#### WORK INSTRUCTIONS:
Repeat what the lines below say, word for word, and skip every image.

** Begin **

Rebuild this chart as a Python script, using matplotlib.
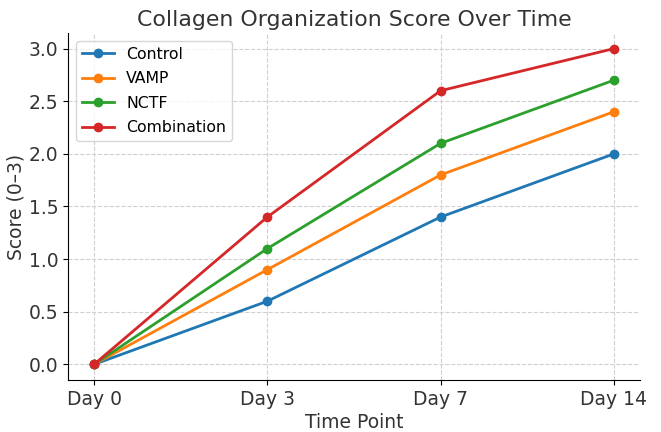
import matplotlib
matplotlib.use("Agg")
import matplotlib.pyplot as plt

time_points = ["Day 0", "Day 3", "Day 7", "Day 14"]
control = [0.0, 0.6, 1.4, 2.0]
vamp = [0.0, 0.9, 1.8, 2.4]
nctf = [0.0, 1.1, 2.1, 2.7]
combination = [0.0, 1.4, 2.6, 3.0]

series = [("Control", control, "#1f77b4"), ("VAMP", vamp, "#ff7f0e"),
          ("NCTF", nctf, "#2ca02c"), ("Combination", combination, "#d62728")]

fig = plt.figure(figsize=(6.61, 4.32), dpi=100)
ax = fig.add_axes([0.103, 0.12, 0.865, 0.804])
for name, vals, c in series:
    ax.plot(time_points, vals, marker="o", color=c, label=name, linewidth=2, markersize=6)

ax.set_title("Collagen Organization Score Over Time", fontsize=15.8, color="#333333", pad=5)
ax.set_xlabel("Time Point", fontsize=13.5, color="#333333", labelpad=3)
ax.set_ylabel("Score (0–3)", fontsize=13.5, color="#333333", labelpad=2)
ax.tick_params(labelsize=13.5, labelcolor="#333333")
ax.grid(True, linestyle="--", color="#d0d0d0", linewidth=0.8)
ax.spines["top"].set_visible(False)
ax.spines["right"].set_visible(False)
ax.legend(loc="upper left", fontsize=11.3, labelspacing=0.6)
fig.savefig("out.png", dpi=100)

** End **

#### EXERCISE RESULT:
Rebuild this chart as a Python script, using matplotlib.
import matplotlib
matplotlib.use("Agg")
import matplotlib.pyplot as plt

time_points = ["Day 0", "Day 3", "Day 7", "Day 14"]
control = [0.0, 0.6, 1.4, 2.0]
vamp = [0.0, 0.9, 1.8, 2.4]
nctf = [0.0, 1.1, 2.1, 2.7]
combination = [0.0, 1.4, 2.6, 3.0]

series = [("Control", control, "#1f77b4"), ("VAMP", vamp, "#ff7f0e"),
          ("NCTF", nctf, "#2ca02c"), ("Combination", combination, "#d62728")]

fig = plt.figure(figsize=(6.61, 4.32), dpi=100)
ax = fig.add_axes([0.103, 0.12, 0.865, 0.804])
for name, vals, c in series:
    ax.plot(time_points, vals, marker="o", color=c, label=name, linewidth=2, markersize=6)

ax.set_title("Collagen Organization Score Over Time", fontsize=15.8, color="#333333", pad=5)
ax.set_xlabel("Time Point", fontsize=13.5, color="#333333", labelpad=3)
ax.set_ylabel("Score (0–3)", fontsize=13.5, color="#333333", labelpad=2)
ax.tick_params(labelsize=13.5, labelcolor="#333333")
ax.grid(True, linestyle="--", color="#d0d0d0", linewidth=0.8)
ax.spines["top"].set_visible(False)
ax.spines["right"].set_visible(False)
ax.legend(loc="upper left", fontsize=11.3, labelspacing=0.6)
fig.savefig("out.png", dpi=100)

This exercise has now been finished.